For a period of five years, between 1991 to 1996, it wasn't a Japanese automaker responsible for building America's best selling mid-sized car. Instead, Detroit's own Ford Motor Company proudly held that distinction with the Taurus until its third-generation ovaloid redesign proved to be too avant-garde and expensive for its sensible suburban buyers to stomach.
Now orphaned, these consumers packed up their chinos and cardigans and began looking for a new four-door family sedan that didn't look like a rejected mutant from a Ridley Scott film. Lucky for them, Toyota had a car conveniently waiting in the wings. Just as Ford began alienating buyers, the fourth-generation Camry debuted for the 1997 model year, ushering in the birth of a new beige-painted era.
Unlike the Taurus, the new Camry was conventional, reasonable, unassuming and compliant. As a result, Toyota easily grabbed the sales crown from the Taurus that year and held on to it until 2001, when it was dethroned by the Honda Accord by a narrow margin. When the fifth-generation model rolled out in 2002, Toyota's reign of beige resumed, lasting twelve consecutive years so far.
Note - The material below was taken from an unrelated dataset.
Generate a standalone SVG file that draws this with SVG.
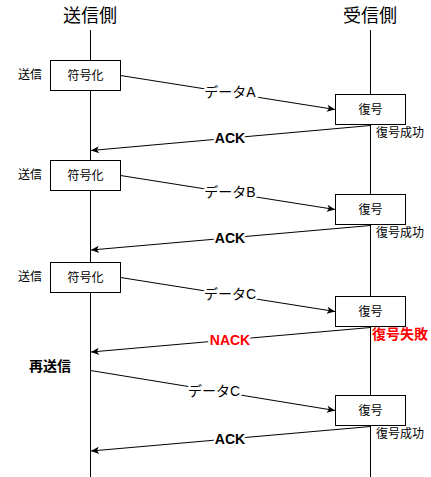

How did it become the darling of every American driveway, exactly? That's actually a hard question to answer if you watch the promotional video above because it certainly doesn't reveal how it possessed any sort of actual advantage versus its competitors. Toyota didn't contrast it against the Accord or whatever the hell General Motors was building, and only made a weak attempt to criticize the Taurus by allowing the owner of a first-generation model to share why she thought the then-new Camry was better than what she had been driving. Yeah, you would hope a brand-new car would be better than another car that was at least several years old at the time.
Toyota instead opted to illustrate that it was better than the model that had preceded it. Again, what's so significant about that? What made Toyota suddenly think it deserved an ice cream trip to Baskin Robbins for doing what every other kid in the class had accomplished? All of the standard equipment highlighted in the promo — like the front and rear cupholders and extendable sunvisors (really, Toyota?) — wasn't exactly impressive either.
So the car that made the Camry a household name clearly wasn't remarkable. But this promo film is curiously remarkable due to the fact that everything seems to be beige. Seriously. The whole thing is a nine minute love letter devoted to mediocrity and the blandest color known to man and it's creepy. The Camry is (big surprise here) beige, every environment the car is filmed in is beige, there even seems to be some sort of a beige filter on the video itself.
I know what color I'm going to see haunting my nightmares tonight.